Undercover

The No-Fly List and Airport Security's Achilles Heel

A print-your-own boarding pass could be combined with credit card fraud to subvert the no-fly list. Are you concerned?

By Anonymous

February 17, 2006CSO

As a frequent flyer, I hesitate to write this article, but as an auditor of security and information systems, it’s the right thing to do. If you’ve ever wondered whether airport security has improved since 9/11, let me set you straight: It has not. There is a gaping hole in airport security, and the Transportation Security Administration (TSA) has done nothing despite being alerted to this vulnerability more than 11 months ago.

The TSA’s web site states there are four ways to obtain a boarding pass:

  • Go to your airline’s ticket counter at the airport
  • Use curbside check-in
  • Use your airline’s self-service ticket kiosk in the airport lobby (if available)
  • Print the boarding pass from your airline’s website (not all airlines provide this option).

Let’s be honest—there are really five ways. The fifth is to print your own boarding pass using your computer, and it’s amazingly simple to doctor the name, date, time, flight number and even the airline name and logo. The modification process is sometimes as simple as using an html editor or even Microsoft Word.

How can this be? Because, at most airports, TSA personnel do nothing more than visually review the boarding pass. It is not checked against airline records by scanning the barcode until boarding.

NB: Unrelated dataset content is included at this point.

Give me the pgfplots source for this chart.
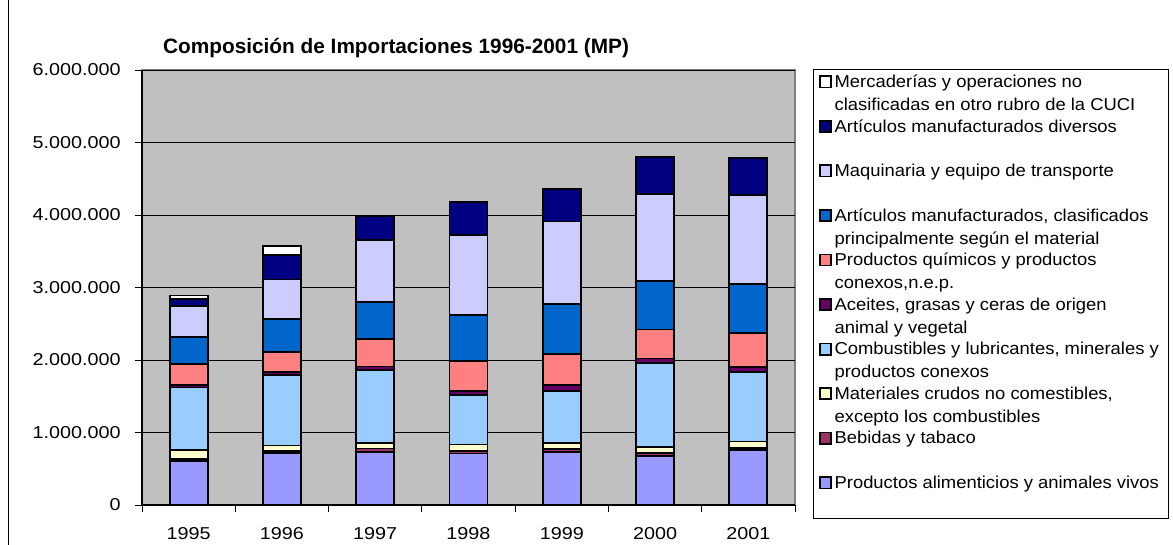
\documentclass[border=0pt]{standalone}
\usepackage{fontspec}
\setmainfont[FakeStretch=1.07]{Liberation Sans}
\newfontfamily\tickfont[FakeStretch=1.15]{Liberation Sans}
\newfontfamily\titlefont{Liberation Sans}
\usepackage{pgfplots}
\usepackage{pgfplotstable}
\pgfplotsset{compat=1.18}

\definecolor{cfood}{HTML}{9999FF}
\definecolor{cbev}{HTML}{993366}
\definecolor{cmat}{HTML}{FFFFCC}
\definecolor{ccomb}{HTML}{99CCFF}
\definecolor{cace}{HTML}{660066}
\definecolor{cquim}{HTML}{FF8080}
\definecolor{cmanuf}{HTML}{0066CC}
\definecolor{cmaq}{HTML}{CCCCFF}
\definecolor{cdiv}{HTML}{000080}
\definecolor{cmerc}{HTML}{FFFFFF}
\definecolor{cbg}{HTML}{C0C0C0}
\definecolor{cborder}{HTML}{808080}

\pgfplotstableread{
x food bev mat comb ace quim manuf maq div merc
0 610000 25000 125000 860000 35000 290000 375000 425000 95000 50000
1 720000 25000 75000 970000 50000 275000 445000 550000 340000 120000
2 735000 45000 80000 1000000 50000 375000 515000 855000 335000 3000
3 710000 40000 85000 685000 55000 410000 635000 1110000 450000 3000
4 735000 35000 80000 725000 80000 425000 690000 1140000 445000 3000
5 680000 40000 85000 1150000 65000 400000 675000 1190000 510000 3000
6 760000 30000 85000 965000 65000 470000 675000 1225000 505000 3000
}\datatable

\pgfplotsset{sqlegend/.style={legend image code/.code={\draw[##1,draw=black,line width=1.2pt] (0pt,0pt) rectangle (8.5pt,8.5pt);}}}
\newcommand{\lent}[2]{\parbox[t]{246pt}{\strut #1\\ \strut #2}}

\begin{document}
\begin{tikzpicture}[x=1pt,y=1pt]
\path[use as bounding box] (0,0) rectangle (879.75,408.75);
\draw[line width=0.75pt] (6,0) -- (6,408.75);
\begin{axis}[
  at={(106.5pt,30pt)}, anchor=south west,
  scale only axis, width=489.75pt, height=326.25pt,
  ybar stacked, bar width=28.5pt,
  sqlegend,
  xmin=-0.5, xmax=6.5, ymin=0, ymax=6000000,
  scaled y ticks=false,
  xtick={-0.5,0.5,1.5,2.5,3.5,4.5,5.5,6.5},
  x tick label as interval,
  xticklabels={1995,1996,1997,1998,1999,2000,2001},
  ytick={0,1000000,2000000,3000000,4000000,5000000,6000000},
  yticklabels={0,1.000.000,2.000.000,3.000.000,4.000.000,5.000.000,6.000.000},
  tick label style={font=\tickfont\fontsize{12.9pt}{14pt}\selectfont, black},
  yticklabel style={xshift=-7.5pt},
  xticklabel style={yshift=-8pt},
  axis x line*=bottom, axis y line*=left,
  axis line style={-, black, line width=0.8pt},
  axis background/.style={fill=cbg, draw=cborder, line width=1.5pt},
  ymajorgrids, major grid style={black, line width=0.6pt},
  tick align=outside, major tick length=5pt, tick style={black, line width=0.6pt},
  title={\titlefont\bfseries\fontsize{15.6pt}{18pt}\selectfont Composición de Importaciones 1996-2001 (MP)},
  title style={at={(0.032,1.0184)}, anchor=base west, inner sep=0pt},
  legend style={at={(1.027,1.0023)}, anchor=north west, draw=black, line width=0.6pt, fill=white,
    font=\fontsize{12.9pt}{17.3pt}\selectfont, inner xsep=4.5pt, inner ysep=1.5pt,
    row sep=0pt, column sep=2pt,
    nodes={inner sep=0pt, anchor=base west, text height=12.1pt, text depth=21.3pt}},
  reverse legend,
  every axis plot/.append style={draw=black, line width=1.4pt},
]
\addplot[fill=cfood] table[x=x,y=food] {\datatable};
\addlegendentry{\lent{Productos alimenticios y animales vivos}{}}
\addplot[fill=cbev] table[x=x,y=bev] {\datatable};
\addlegendentry{\lent{Bebidas y tabaco}{}}
\addplot[fill=cmat] table[x=x,y=mat] {\datatable};
\addlegendentry{\lent{Materiales crudos no comestibles,}{excepto los combustibles}}
\addplot[fill=ccomb] table[x=x,y=comb] {\datatable};
\addlegendentry{\lent{Combustibles y lubricantes, minerales y}{productos conexos}}
\addplot[fill=cace] table[x=x,y=ace] {\datatable};
\addlegendentry{\lent{Aceites, grasas y ceras de origen}{animal y vegetal}}
\addplot[fill=cquim] table[x=x,y=quim] {\datatable};
\addlegendentry{\lent{Productos químicos y productos}{conexos,n.e.p.}}
\addplot[fill=cmanuf] table[x=x,y=manuf] {\datatable};
\addlegendentry{\lent{Artículos manufacturados, clasificados}{principalmente según el material}}
\addplot[fill=cmaq] table[x=x,y=maq] {\datatable};
\addlegendentry{\lent{Maquinaria y equipo de transporte}{}}
\addplot[fill=cdiv] table[x=x,y=div] {\datatable};
\addlegendentry{\lent{Artículos manufacturados diversos}{}}
\addplot[fill=cmerc] table[x=x,y=merc] {\datatable};
\addlegendentry{\lent{Mercaderías y operaciones no}{clasificadas en otro rubro de la CUCI}}
\end{axis}
\end{tikzpicture}
\end{document}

Moreover, there are no standards for boarding passes—each airline has a different format. Can you actually get on an airplane using this approach? Probably not, but you can certainly make it past the security screening checkpoints.

Traveling to a family wedding made me think about security in airports. I had a direct connection and was to meet family in the airport. Since we were arriving on different airlines, that would likely mean different terminals. We would have to meet at the rental car counter. Unless… I printed a boarding pass to get into the other terminal. I’d printed boarding passes before, and co-workers consider me tech-savvy. Modifying them may be outside the realm of the average traveler. But terrorists aren’t average, are they?

The process to get the data I needed for the second boarding pass was amazingly simple: Google a map of the arrival airport to determine the terminal configuration (I needed to meet my party at a particular airline gate) and use Orbitz.com to find a flight number/date/time for around the time I needed. I saved my real boarding pass to a file, modified it using an html editor and printed the modified copy. I copied the file a third time, modified it to create a "return" boarding pass, and printed it for future test use.